Instructions to follow: Omit all images. Transcribe the rest of the material below exactly.

Records for this task:
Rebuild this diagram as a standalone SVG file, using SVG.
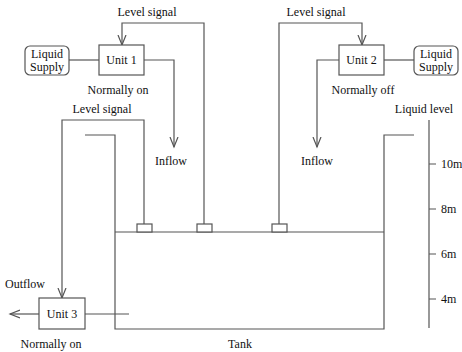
<svg xmlns="http://www.w3.org/2000/svg" width="462" height="352" viewBox="0 0 462 352">
<style>
.ln{fill:none;stroke:#555;stroke-width:1.2}
.bx{fill:#fff;stroke:#555;stroke-width:1.2}
text{font-family:"Liberation Serif","Times New Roman",serif;font-size:12px;fill:#111}
.c{text-anchor:middle}
</style>
<defs>
<marker id="ah" markerUnits="userSpaceOnUse" markerWidth="12" markerHeight="10" refX="10" refY="4.5" orient="auto">
<path d="M0,0.5 L10,4.5 L0,8.5" fill="none" stroke="#555" stroke-width="1.2"/>
</marker>
</defs>
<rect width="462" height="352" fill="#fff"/>
<g id="connectors">
<path class="ln" d="M204,224 V23 H122 V45" marker-end="url(#ah)"/>
<path class="ln" d="M144,60 H174 V147" marker-end="url(#ah)"/>
<path class="ln" d="M69,60 H99"/>
<path class="ln" d="M279,224 V23 H362 V45" marker-end="url(#ah)"/>
<path class="ln" d="M339,60 H317 V147" marker-end="url(#ah)"/>
<path class="ln" d="M384,60 H414"/>
<path class="ln" d="M144,224 V120 H62 V298" marker-end="url(#ah)"/>
<path class="ln" d="M39,314 H10" marker-end="url(#ah)"/>
<path class="ln" d="M85,314 H129"/>
</g>
<g id="tank">
<path class="ln" d="M85,135 H115 V329 H384 V135 H414"/>
<path class="ln" d="M115,232 H384"/>
<rect class="bx" x="137" y="224" width="15" height="8"/>
<rect class="bx" x="197" y="224" width="15" height="8"/>
<rect class="bx" x="272" y="224" width="15" height="8"/>
<text x="240" y="348" class="c">Tank</text>
</g>
<g id="supply1">
<rect class="bx" x="25" y="46" width="44" height="29" rx="5"/>
<text x="47" y="58" class="c">Liquid</text>
<text x="47" y="71" class="c">Supply</text>
</g>
<g id="unit1">
<rect class="bx" x="99" y="45" width="45" height="30"/>
<text x="121.5" y="64" class="c">Unit 1</text>
<text x="118" y="94" class="c">Normally on</text>
</g>
<g id="unit2">
<rect class="bx" x="339" y="45" width="45" height="30"/>
<text x="361.5" y="64" class="c">Unit 2</text>
<text x="363" y="94" class="c">Normally off</text>
</g>
<g id="supply2">
<rect class="bx" x="414" y="46" width="44" height="29" rx="5"/>
<text x="436" y="58" class="c">Liquid</text>
<text x="436" y="71" class="c">Supply</text>
</g>
<g id="unit3">
<rect class="bx" x="39" y="298" width="46" height="31"/>
<text x="62" y="318" class="c">Unit 3</text>
<text x="51" y="348" class="c">Normally on</text>
</g>
<g id="labels">
<text x="147" y="16" class="c">Level signal</text>
<text x="316" y="16" class="c">Level signal</text>
<text x="102" y="113" class="c">Level signal</text>
<text x="171" y="165" class="c">Inflow</text>
<text x="317" y="165" class="c">Inflow</text>
<text x="25" y="288" class="c">Outflow</text>
</g>
<g id="scale">
<path class="ln" d="M429,120 V328 M429,164 H436 M429,209 H436 M429,254 H436 M429,299 H436"/>
<text x="424" y="113" class="c">Liquid level</text>
<text x="441" y="168">10m</text>
<text x="441" y="213">8m</text>
<text x="441" y="258">6m</text>
<text x="441" y="303">4m</text>
</g>
</svg>
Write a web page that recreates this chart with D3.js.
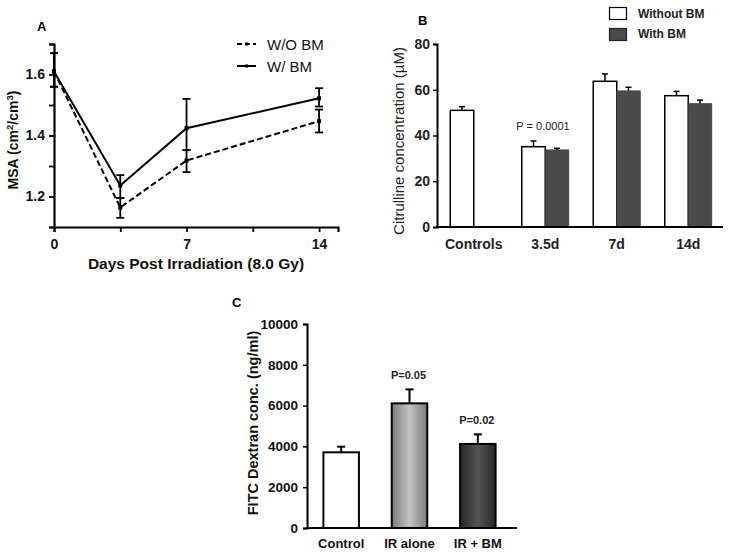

Full answer:
Rebuild this diagram as a standalone SVG file, using SVG.
<svg xmlns="http://www.w3.org/2000/svg" width="462" height="352" viewBox="0 0 462 352">
<style>
.ln{fill:none;stroke:#555;stroke-width:1.2}
.bx{fill:#fff;stroke:#555;stroke-width:1.2}
text{font-family:"Liberation Serif","Times New Roman",serif;font-size:12px;fill:#111}
.c{text-anchor:middle}
</style>
<defs>
<marker id="ah" markerUnits="userSpaceOnUse" markerWidth="12" markerHeight="10" refX="10" refY="4.5" orient="auto">
<path d="M0,0.5 L10,4.5 L0,8.5" fill="none" stroke="#555" stroke-width="1.2"/>
</marker>
</defs>
<rect width="462" height="352" fill="#fff"/>
<g id="connectors">
<path class="ln" d="M204,224 V23 H122 V45" marker-end="url(#ah)"/>
<path class="ln" d="M144,60 H174 V147" marker-end="url(#ah)"/>
<path class="ln" d="M69,60 H99"/>
<path class="ln" d="M279,224 V23 H362 V45" marker-end="url(#ah)"/>
<path class="ln" d="M339,60 H317 V147" marker-end="url(#ah)"/>
<path class="ln" d="M384,60 H414"/>
<path class="ln" d="M144,224 V120 H62 V298" marker-end="url(#ah)"/>
<path class="ln" d="M39,314 H10" marker-end="url(#ah)"/>
<path class="ln" d="M85,314 H129"/>
</g>
<g id="tank">
<path class="ln" d="M85,135 H115 V329 H384 V135 H414"/>
<path class="ln" d="M115,232 H384"/>
<rect class="bx" x="137" y="224" width="15" height="8"/>
<rect class="bx" x="197" y="224" width="15" height="8"/>
<rect class="bx" x="272" y="224" width="15" height="8"/>
<text x="240" y="348" class="c">Tank</text>
</g>
<g id="supply1">
<rect class="bx" x="25" y="46" width="44" height="29" rx="5"/>
<text x="47" y="58" class="c">Liquid</text>
<text x="47" y="71" class="c">Supply</text>
</g>
<g id="unit1">
<rect class="bx" x="99" y="45" width="45" height="30"/>
<text x="121.5" y="64" class="c">Unit 1</text>
<text x="118" y="94" class="c">Normally on</text>
</g>
<g id="unit2">
<rect class="bx" x="339" y="45" width="45" height="30"/>
<text x="361.5" y="64" class="c">Unit 2</text>
<text x="363" y="94" class="c">Normally off</text>
</g>
<g id="supply2">
<rect class="bx" x="414" y="46" width="44" height="29" rx="5"/>
<text x="436" y="58" class="c">Liquid</text>
<text x="436" y="71" class="c">Supply</text>
</g>
<g id="unit3">
<rect class="bx" x="39" y="298" width="46" height="31"/>
<text x="62" y="318" class="c">Unit 3</text>
<text x="51" y="348" class="c">Normally on</text>
</g>
<g id="labels">
<text x="147" y="16" class="c">Level signal</text>
<text x="316" y="16" class="c">Level signal</text>
<text x="102" y="113" class="c">Level signal</text>
<text x="171" y="165" class="c">Inflow</text>
<text x="317" y="165" class="c">Inflow</text>
<text x="25" y="288" class="c">Outflow</text>
</g>
<g id="scale">
<path class="ln" d="M429,120 V328 M429,164 H436 M429,209 H436 M429,254 H436 M429,299 H436"/>
<text x="424" y="113" class="c">Liquid level</text>
<text x="441" y="168">10m</text>
<text x="441" y="213">8m</text>
<text x="441" y="258">6m</text>
<text x="441" y="303">4m</text>
</g>
</svg>
Write a web page that recreates this chart with D3.js.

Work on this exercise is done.